Not Costumes or Gimmicks.
Mudessir’s research and investigation into Afro-Futurism led her serendipitously to Fanuel’s Art. “I didn’t even know that he was Ethiopian at first, which made it very special for me,” she said, indicating there is an instinctive connection to how the two creatives work. Mudessir’s designs are not costumes or gimmicks, but rather intrinsically belong within the spaces Fanuel invites us into. This intimacy allows both Mudessir and Fanuel to explore an alternate reality together.

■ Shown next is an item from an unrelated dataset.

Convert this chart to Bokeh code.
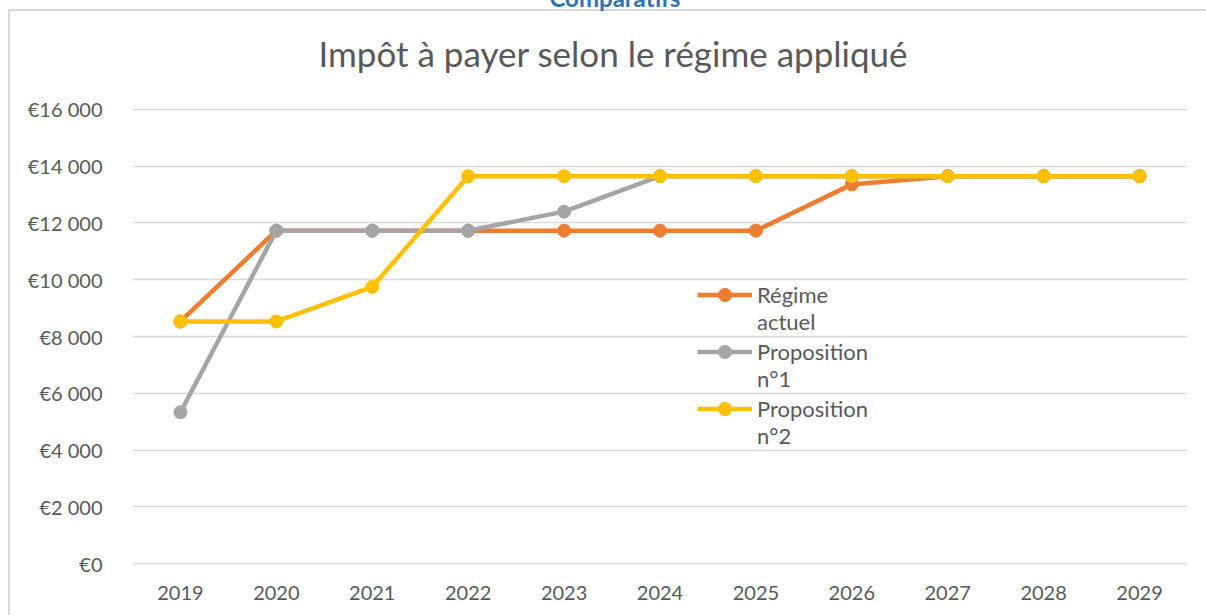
from bokeh.plotting import figure
from bokeh.models import Legend, LegendItem, Title, FixedTicker
from bokeh.embed import file_html
from bokeh.resources import INLINE

years = ["2019", "2020", "2021", "2022", "2023", "2024", "2025", "2026", "2027", "2028", "2029"]
regime_actuel = [8530, 11730, 11730, 11730, 11730, 11730, 11730, 13360, 13650, 13650, 13650]
proposition_1 = [5330, 11730, 11730, 11730, 12400, 13650, 13650, 13650, 13650, 13650, 13650]
proposition_2 = [8530, 8530, 9750, 13650, 13650, 13650, 13650, 13650, 13650, 13650, 13650]

series_names = ["Régime\nactuel", "Proposition\nn°1", "Proposition\nn°2"]
series_values = [regime_actuel, proposition_1, proposition_2]
series_colors = ["#ED7D31", "#A5A5A5", "#FFC000"]

y_ticks = [0, 2000, 4000, 6000, 8000, 10000, 12000, 14000, 16000]
y_tick_labels = ["€0", "€2 000", "€4 000", "€6 000", "€8 000", "€10 000", "€12 000", "€14 000", "€16 000"]

title_text = "Impôt à payer selon le régime appliqué"
header_text = "Comparatifs"

FONT = "Lato"
TXT = "#595959"
S = 32  # the page is scrolled so that the header is cut at the top, as in the source

p = figure(x_range=years, y_range=(-70, 16070), width=1206, height=615 + S,
           output_backend="svg", toolbar_location=None, title=header_text,
           min_border_left=132, min_border_right=19, min_border_top=106 + S, min_border_bottom=50)
p.styles = {
    "margin-top": f"-{S}px",
    "background-color": "white",
    "background-image": "linear-gradient(#D9D9D9, #D9D9D9), linear-gradient(#D9D9D9, #D9D9D9)",
    "background-repeat": "no-repeat",
    "background-size": "2px 800px, 1300px 2px",
    "background-position": f"8px {9 + S}px, 8px {9 + S}px",
}
p.outline_line_color = None
p.background_fill_color = "white"
p.border_fill_color = None

p.xgrid.grid_line_color = None
p.ygrid.grid_line_color = "#D9D9D9"
p.ygrid.grid_line_width = 1.3

p.yaxis.ticker = FixedTicker(ticks=y_ticks)
p.yaxis.major_label_overrides = {t: l for t, l in zip(y_ticks, y_tick_labels)}
for ax in (p.xaxis[0], p.yaxis[0]):
    ax.axis_line_color = None
    ax.major_tick_line_color = None
    ax.minor_tick_line_color = None
    ax.major_label_text_font = FONT
    ax.major_label_text_font_size = "20px"
    ax.major_label_text_color = TXT
p.yaxis.major_label_standoff = 24
p.xaxis.major_label_standoff = 14

legend_bottoms = [230, 173, 116]
for name, vals, col, lb in zip(series_names, series_values, series_colors, legend_bottoms):
    r1 = p.line(years, vals, line_color=col, line_width=4.5)
    r2 = p.scatter(years, vals, size=13, fill_color=col, line_color=col)
    # leading blank line keeps the glyph level with the first text line
    leg = Legend(items=[LegendItem(label="\n" + name, renderers=[r1, r2])],
                 location=(565, lb), background_fill_alpha=0,
                 border_line_color=None, padding=0, margin=0, spacing=0,
                 glyph_width=55, glyph_height=33, label_standoff=5,
                 label_text_font=FONT, label_text_font_size="22px",
                 label_text_line_height=1.23, label_text_color=TXT)
    p.add_layout(leg, "center")

# header (outermost title)
p.title.align = "left"
p.title.offset = 417
p.title.standoff = 25
p.title.text_font = FONT
p.title.text_font_style = "bold"
p.title.text_font_size = "24px"
p.title.text_color = "#2E74B5"

# spacer between chart title and plot area, then the chart title
p.add_layout(Title(text="\u00a0", text_font=FONT, text_font_size="21px", standoff=2), "above")
p.add_layout(Title(text=title_text, align="left", offset=186, standoff=10, text_font=FONT,
                   text_font_style="normal", text_font_size="35px", text_color=TXT), "above")

open("out.html", "w").write(file_html(p, INLINE))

And it is one of dignity, hope and where culture and technology have been realised within a rich, successful utopia.
Images with a statement.
The clothing is of course beautiful and detailed with bold colours featuring exceptional textile design and construction. The images are statements and no doubt have anthropological vibes. They don’t lose their street ethos though, remaining tangible in the sense that the pieces are instantly wearable. They are rebellious and punk, but also matured and thoughtful.
The future of digital fashion.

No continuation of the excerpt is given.